ONC: Most hospitals offer patients access to their electronic records

EHR patient

Photo credit: Getty/pandpstock001

There has been a “significant” increase in the percentage of hospitals that provide patients with the ability to view, download and/or transmit data in their electronic health records, according to statistics shared this week by the Office of the National Coordinator for Health IT.

The rate of U.S. nonfederal acute care hospitals that enable a patient to view his/her records has jumped from 24 percent in 2012 to 95 percent in 2015, a new data brief reveals. The percentage of hospitals that enable patients to view, download and transmit grew almost seven-fold between 2013 and 2015, from 10 percent to 69 percent. Moreover, in 2013 no states had 40 percent or more of their hospitals providing view, download and transmit capability; by 2015, all states boasted 40 percent or more of their hospitals doing so.

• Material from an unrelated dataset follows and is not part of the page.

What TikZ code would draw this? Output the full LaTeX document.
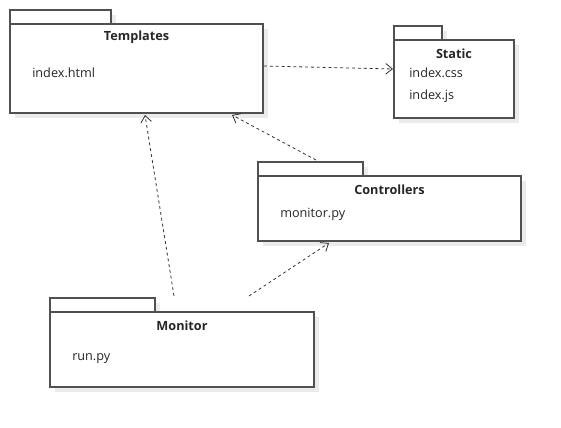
\documentclass[tikz,border=0pt]{standalone}
\usepackage{fontspec}
\setmainfont{Open Sans}
\usetikzlibrary{arrows.meta}
\definecolor{lineg}{HTML}{505050}
\definecolor{shad}{HTML}{EBEBEB}
\tikzset{
  pkgline/.style={draw=lineg, line width=1pt},
  shadowbox/.style={fill=shad, draw=none},
  title/.style={font=\fontsize{9.5}{11}\selectfont\bfseries, text=black!85, inner sep=0pt},
  item/.style={font=\fontsize{9.5}{11}\selectfont, text=black!85, inner sep=0pt, anchor=west},
  dep/.style={draw=black!80, line width=0.6pt, dash pattern=on 2.2pt off 2.2pt, -{Straight Barb[length=5pt,width=8pt,line width=0.6pt]}}
}
\newcommand{\pkg}[6]{% name, tabright, x1,y1,x2,y2 (tab top = y1-14)
  \fill[shadowbox] (#3+5,#4+5) rectangle (#5+5,#6+5);
  \fill[shadowbox] (#3+5,#4-14+5) rectangle (#2+5,#4);
  \draw[pkgline, fill=white] (#3,#4-14) rectangle (#2,#4);
  \draw[pkgline, fill=white] (#3,#4) rectangle (#5,#6);
  \coordinate (#1) at ({(#3+#5)/2},{(#4+#6)/2});
}
\begin{document}
\begin{tikzpicture}[x=0.75pt,y=-0.75pt]
\useasboundingbox (0,0) rectangle (561,428);
\fill[white] (0,0) rectangle (561,428);
% Templates
\pkg{tmpl}{111}{10}{24}{263}{113}
\node[title] (ttmpl) at (136.5,37.5) {Templates};
\node[item] (ihtml) at (32,73) {index.html};
% Static
\pkg{stat}{442}{394}{40}{514}{118}
\node[title] (tstat) at (454,53.5) {Static};
\node[item] (icss) at (409,73) {index.css};
\node[item] (ijs) at (409,96) {index.js};
% Controllers
\pkg{ctrl}{363}{258}{176}{521}{241}
\node[title] (tctrl) at (389.5,189.5) {Controllers};
\node[item] (imon) at (280,214) {monitor.py};
% Monitor
\pkg{mon}{155}{50}{312}{314}{387}
\node[title] (tmon) at (182,325.5) {Monitor};
\node[item] (irun) at (72,359) {run.py};
% connectors
\coordinate (a1) at (264,66);
\coordinate (a2) at (393,69);
\coordinate (b1) at (316,160);
\coordinate (b2) at (232,115);
\coordinate (c1) at (174,296);
\coordinate (c2) at (145,115);
\coordinate (d1) at (249,296);
\coordinate (d2) at (329,243);
\draw[dep] (a1) -- (a2);
\draw[dep] (b1) -- (b2);
\draw[dep] (c1) -- (c2);
\draw[dep] (d1) -- (d2);
\end{tikzpicture}
\end{document}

The number and variety of other patient engagement functionalities also continues to rise.  For example, the percentage of patients who could submit patient-generated data increased from 13 percent in 2013 to 37 percent in 2015. The percentage who could pay their bills electronically rose from 55 percent in 2013 to 74 percent in 2015.

However, small, medium and critical access hospitals still lagged behind large hospitals in their ability to provide these features.

In a related blog post, Talisha Searcy, director of research and evaluation for ONC’s office of planning, evaluation and analysis, and Lana Moriarty, director, office of consumer eHealth for ONC’s office of programs and engagement, noted that these were “dramatic” increases and part of a greater effort to enable the rights of individuals to get and use their information. They also pointed out recent guidance shared by the Department of Health and Human Services Office for Civil Rights and other initiatives to increase this patient engagement.

“ONC continues to work with health IT developers, individuals, and clinicians alike to keep the momentum going when it comes to patient access to health information where and when it is needed most,” Searcy and Moriarty said.